10AM: Grilling Master Class with Tim Love
Chef Love certainly knows his steaks and although we picked up a few great tips about grilling, all his amazing one-liners were definitely the highlight. Here's what he had to say:
- Always use peanut oil for grilling. Since the grill should be "screaming hot," peanut oil won't burn whereas olive oil will.
- Chef Love is serious about seasoning. He instructs everyone to be liberal with the seasoning, and then do it again. "I'm talking about heart attack seasoning."
- When using a gas grill, "shut the damn lid."

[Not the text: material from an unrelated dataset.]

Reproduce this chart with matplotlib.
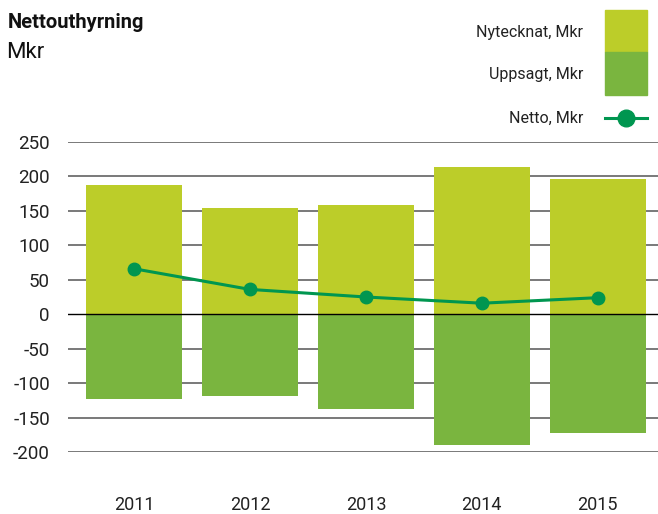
import matplotlib
matplotlib.use("Agg")
import matplotlib.pyplot as plt
from matplotlib.patches import Rectangle
from matplotlib.lines import Line2D

years = ["2011", "2012", "2013", "2014", "2015"]
nytecknat = [187, 154, 158, 214, 196]
uppsagt = [-123, -118, -138, -190, -173]
netto = [66, 36, 25, 16, 24]
yticks = [250, 200, 150, 100, 50, 0, -50, -100, -150, -200]

LIGHT = "#bccd29"
DARK = "#7ab53f"
LINE = "#009650"
FONT = "Roboto"
plt.rcParams["font.family"] = [FONT, "DejaVu Sans"]

W, H = 658, 514
fig = plt.figure(figsize=(W / 100, H / 100), dpi=100)
ax = fig.add_axes([68 / W, (H - 452) / H, (W - 68) / W, 310 / H])

x = list(range(len(years)))
ax.bar(x, nytecknat, width=0.83, color=LIGHT, zorder=2)
ax.bar(x, uppsagt, width=0.83, color=DARK, zorder=2)
for t in yticks:
    ax.axhline(t, color="#000000" if t == 0 else "#555555", lw=1.0 if t == 0 else 1.1, zorder=1 if t != 0 else 3)
ax.plot(x, netto, color=LINE, lw=2.2, marker="o", markersize=9, zorder=4)

ax.set_xlim(-0.57, 4.52)
ax.set_ylim(-200, 250)
ax.set_yticks(yticks)
ax.set_yticklabels([str(t) for t in yticks], fontsize=13.5, color="#222222")
ax.set_xticks(x)
ax.set_xticklabels(years, fontsize=13, color="#222222")
ax.tick_params(axis="y", length=0, pad=13)
ax.tick_params(axis="x", length=0, pad=32)
for s in ax.spines.values():
    s.set_visible(False)

fig.text(8 / W, 1 - 22 / H, "Nettouthyrning", fontsize=14.5, fontweight="bold", va="center", ha="left", color="#111111")
fig.text(6 / W, 1 - 53 / H, "Mkr", fontsize=16, va="center", ha="left", color="#111111")

# legend
fig.add_artist(Rectangle((605 / W, 1 - 52 / H), 42 / W, 42 / H, transform=fig.transFigure, color=LIGHT))
fig.add_artist(Rectangle((605 / W, 1 - 95 / H), 42 / W, 43 / H, transform=fig.transFigure, color=DARK))
fig.add_artist(Line2D([605 / W, 647 / W], [1 - 118 / H] * 2, transform=fig.transFigure, color=LINE, lw=2.2))
fig.add_artist(Line2D([626 / W], [1 - 118 / H], transform=fig.transFigure, color=LINE, marker="o", markersize=12))
for label, yy in [("Nytecknat, Mkr", 32), ("Uppsagt, Mkr", 75), ("Netto, Mkr", 118)]:
    fig.text(583 / W, 1 - yy / H, label, fontsize=11.5, ha="right", va="center", color="#222222")

fig.savefig("out.png", dpi=100)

- You should never marinate red meat unless you want it to taste like something else. Otherwise, "why don't you just go buy a McDonald's hamburger, pour a bunch of shit on it, and eat it."
- He was almost stumped when a woman asked what to do if you love steak but can't tolerate salt. Chef Love said that was probably his hardest question in 22 years, but recommends grilling the steak sans salt and then grating Parmigiano-Reggiano on it after cooking.
- For leaner steaks such as filets or strips, butter or compound butter can give a necessary flavor boost (and extra fat, which is a good thing).
Toward the end of the demo, Chef Love ran down the aisles offering samples. "You gotta come early for the Tim Love Show," he announced to those not so lucky to try his meat. He also had at least two shots and a glass of white wine during his slated 45 minutes, calling out New Orleans Chef John Besh as the one that tries to steal his shot-taking thunder. To close, six audience volunteers participated in Shot Roulette, in which they were blindfolded and handed a shot glass. Five glasses had tequila and one had canola oil; the canola oil victim handled it quite well--if you're willing to participate in the game, you have to handle the consequences.